■ Instruction: Skip the pictures. Copy all the rest of the records down exactly.

## begin

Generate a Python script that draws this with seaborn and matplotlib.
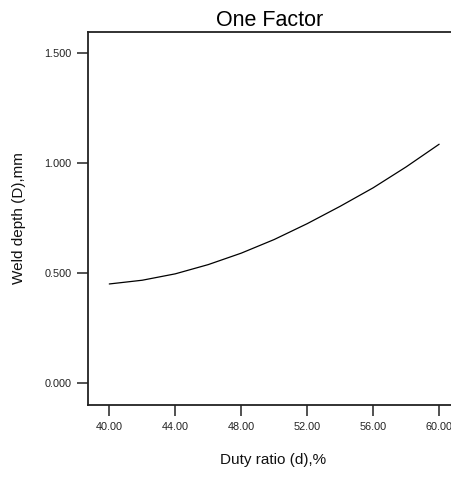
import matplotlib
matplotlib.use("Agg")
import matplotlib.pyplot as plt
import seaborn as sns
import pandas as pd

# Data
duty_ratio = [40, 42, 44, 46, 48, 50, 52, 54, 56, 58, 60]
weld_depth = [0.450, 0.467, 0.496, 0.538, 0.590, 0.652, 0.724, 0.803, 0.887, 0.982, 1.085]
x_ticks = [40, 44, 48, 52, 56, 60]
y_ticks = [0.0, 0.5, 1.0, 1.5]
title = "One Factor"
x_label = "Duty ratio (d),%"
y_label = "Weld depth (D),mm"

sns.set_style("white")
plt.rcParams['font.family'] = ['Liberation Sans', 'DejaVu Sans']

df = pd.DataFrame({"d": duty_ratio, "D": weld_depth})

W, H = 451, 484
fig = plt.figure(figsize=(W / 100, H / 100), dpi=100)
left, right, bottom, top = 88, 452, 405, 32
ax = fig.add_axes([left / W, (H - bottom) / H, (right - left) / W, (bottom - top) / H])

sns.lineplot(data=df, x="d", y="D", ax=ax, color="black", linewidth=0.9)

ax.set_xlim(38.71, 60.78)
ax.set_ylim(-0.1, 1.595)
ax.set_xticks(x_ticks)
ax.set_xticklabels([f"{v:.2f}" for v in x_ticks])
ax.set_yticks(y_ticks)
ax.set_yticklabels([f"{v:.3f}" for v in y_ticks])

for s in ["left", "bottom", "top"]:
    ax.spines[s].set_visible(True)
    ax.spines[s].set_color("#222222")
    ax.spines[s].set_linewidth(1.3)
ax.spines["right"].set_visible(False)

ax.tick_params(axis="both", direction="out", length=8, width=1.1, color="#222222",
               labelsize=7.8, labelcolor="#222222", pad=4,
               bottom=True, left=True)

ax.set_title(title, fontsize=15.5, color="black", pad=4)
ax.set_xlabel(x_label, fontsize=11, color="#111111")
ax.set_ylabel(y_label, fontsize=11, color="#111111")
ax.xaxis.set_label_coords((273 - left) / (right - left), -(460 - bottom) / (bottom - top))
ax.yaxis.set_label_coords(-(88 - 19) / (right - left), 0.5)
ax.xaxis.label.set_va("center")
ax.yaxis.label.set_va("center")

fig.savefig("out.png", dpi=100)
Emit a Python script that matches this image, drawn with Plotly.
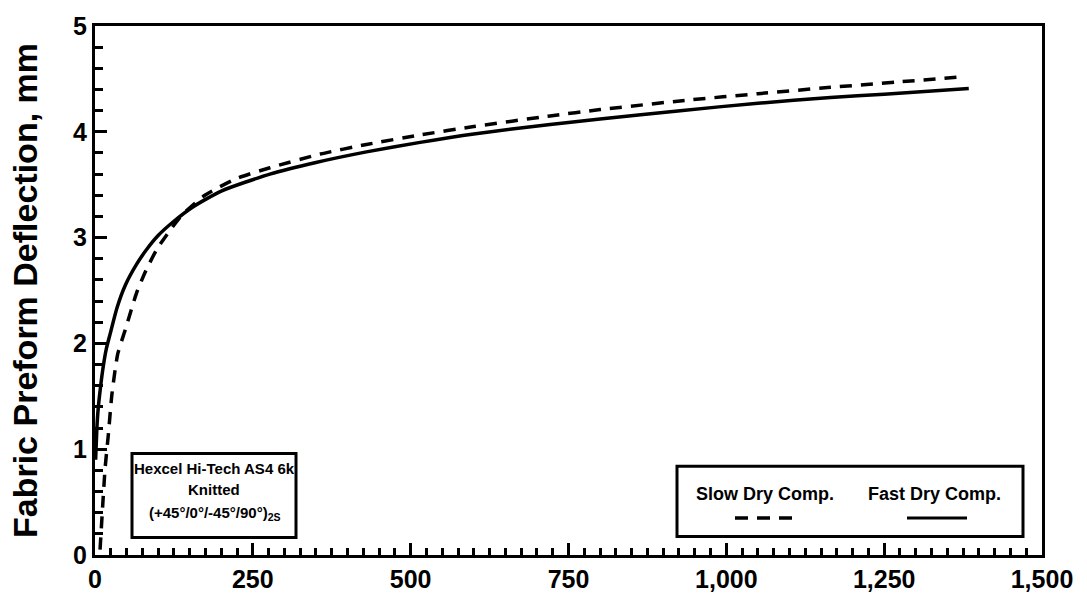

## end

■ Complete answer:
Generate a Python script that draws this with seaborn and matplotlib.
import matplotlib
matplotlib.use("Agg")
import matplotlib.pyplot as plt
import seaborn as sns
import pandas as pd

# Data
duty_ratio = [40, 42, 44, 46, 48, 50, 52, 54, 56, 58, 60]
weld_depth = [0.450, 0.467, 0.496, 0.538, 0.590, 0.652, 0.724, 0.803, 0.887, 0.982, 1.085]
x_ticks = [40, 44, 48, 52, 56, 60]
y_ticks = [0.0, 0.5, 1.0, 1.5]
title = "One Factor"
x_label = "Duty ratio (d),%"
y_label = "Weld depth (D),mm"

sns.set_style("white")
plt.rcParams['font.family'] = ['Liberation Sans', 'DejaVu Sans']

df = pd.DataFrame({"d": duty_ratio, "D": weld_depth})

W, H = 451, 484
fig = plt.figure(figsize=(W / 100, H / 100), dpi=100)
left, right, bottom, top = 88, 452, 405, 32
ax = fig.add_axes([left / W, (H - bottom) / H, (right - left) / W, (bottom - top) / H])

sns.lineplot(data=df, x="d", y="D", ax=ax, color="black", linewidth=0.9)

ax.set_xlim(38.71, 60.78)
ax.set_ylim(-0.1, 1.595)
ax.set_xticks(x_ticks)
ax.set_xticklabels([f"{v:.2f}" for v in x_ticks])
ax.set_yticks(y_ticks)
ax.set_yticklabels([f"{v:.3f}" for v in y_ticks])

for s in ["left", "bottom", "top"]:
    ax.spines[s].set_visible(True)
    ax.spines[s].set_color("#222222")
    ax.spines[s].set_linewidth(1.3)
ax.spines["right"].set_visible(False)

ax.tick_params(axis="both", direction="out", length=8, width=1.1, color="#222222",
               labelsize=7.8, labelcolor="#222222", pad=4,
               bottom=True, left=True)

ax.set_title(title, fontsize=15.5, color="black", pad=4)
ax.set_xlabel(x_label, fontsize=11, color="#111111")
ax.set_ylabel(y_label, fontsize=11, color="#111111")
ax.xaxis.set_label_coords((273 - left) / (right - left), -(460 - bottom) / (bottom - top))
ax.yaxis.set_label_coords(-(88 - 19) / (right - left), 0.5)
ax.xaxis.label.set_va("center")
ax.yaxis.label.set_va("center")

fig.savefig("out.png", dpi=100)
Emit a Python script that matches this image, drawn with Plotly.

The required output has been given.